The Invisible Man by H.G. Wells
I don’t know if I’ve mentioned before, but I really love H.G. Wells’ writing. I first read The War of the Worlds nearly two years ago, not really knowing what to expect, and I was so surprised by how well-written and gripping it was as a novel. Since then, I have read and studied a number of Wells’ short stories and have always found them to be intriguing, engaging, and extremely readable. A recent trip to a second-hand bookshop resulted in me walking away with a copy of The Invisible Man, and it was definitely a book I was excited to get into. After my struggles with On the Road, The Invisible Man was a fun and enjoyable read that still asked some big questions about humanity and morality.
The Invisible Man is full of Wells’ trademark readable writing, building tension well as the characters face an invisible enemy. The action passages are fast-paced and full of confusion, building on the basic fear of fighting something that could be anywhere, because you can’t see. My favourite aspect of the writing during these passages was the way in which Wells compensated for the loss of sight by strengthening the descriptions of the other senses. The focus on the noises, smells, and touches is gripping, allowing the reader to almost feel as though they are reading a real account of how the characters felt during these moments.
There are probably thousands of words that could be written (and, quite possibly, have been written) about H.G. Wells and his titles. I know that titles are not always the author’s decision, but there is something unendingly fascinating about the titles Wells uses in his novels and short stories: from the dramatic The War of the Worlds to the almost camp-fire-esque A Story of the Days to Come, the titles set the tone for the narratives in a way seen in few other texts. This is particularly apparent in The Invisible Man for one key reason: the title gives away the mystery of the early chapters. When the reader first encounters Griffin, Wells takes great care to drop only hints about him, not out-rightly releasing any more details than will make the reader wonder, along with the rest of the characters, what this stranger’s secret is. However, since the title of the novel is literally The Invisible Man, it is clear right from the start that this mystery is not the central focus.

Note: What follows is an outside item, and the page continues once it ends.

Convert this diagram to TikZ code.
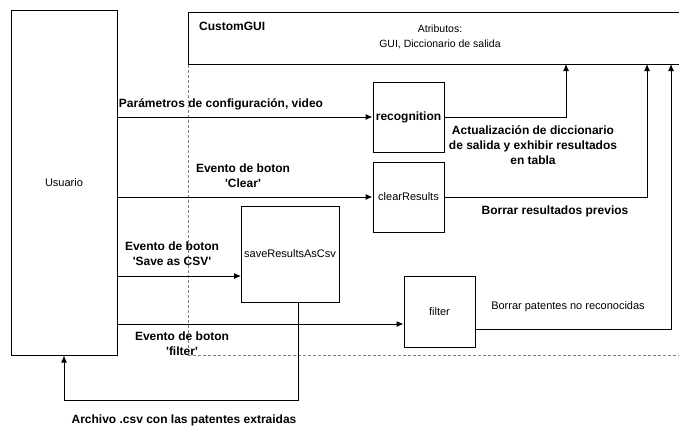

There is an interesting contradiction in the characters of the novel, in which they are incredibly engaging whilst not being particularly likeable. Marvel is by far the most engaging character in the novel, yet he is a thief and a liar, looking out for his own gain alone. Kemp would traditionally be seen as the hero of the narrative, yet he is revealed in the final stages to be a coward. Griffin is described by other characters as ‘inhuman’, but the flaws Wells explores in his character are inherently recognisable as very human flaws: he loves power; he is destructively ambitious; he is full of greed; his great desire is to be recognised as a genius. These flaws are all pushed to the extreme because Griffin has the ability to act on his desires in a way that no others can through his invisibility. Wells is asking an interesting question here: what would we be capable of if we thought we could get away with it?
Now, I will say that I did not enjoy The Invisible Man quite as much as I enjoyed The War of the Worlds, but then there are not many novels I would say that I enjoyed as much as The War of the Worlds. The Invisible Man is a readable, engaging novel which isn’t scared to ask big questions of the reader. I would definitely recommend this novel, as I would recommend much of Wells’ writing, as a fairly light read which had a large cultural impact; it is worth the short amount of time it takes to engage with it.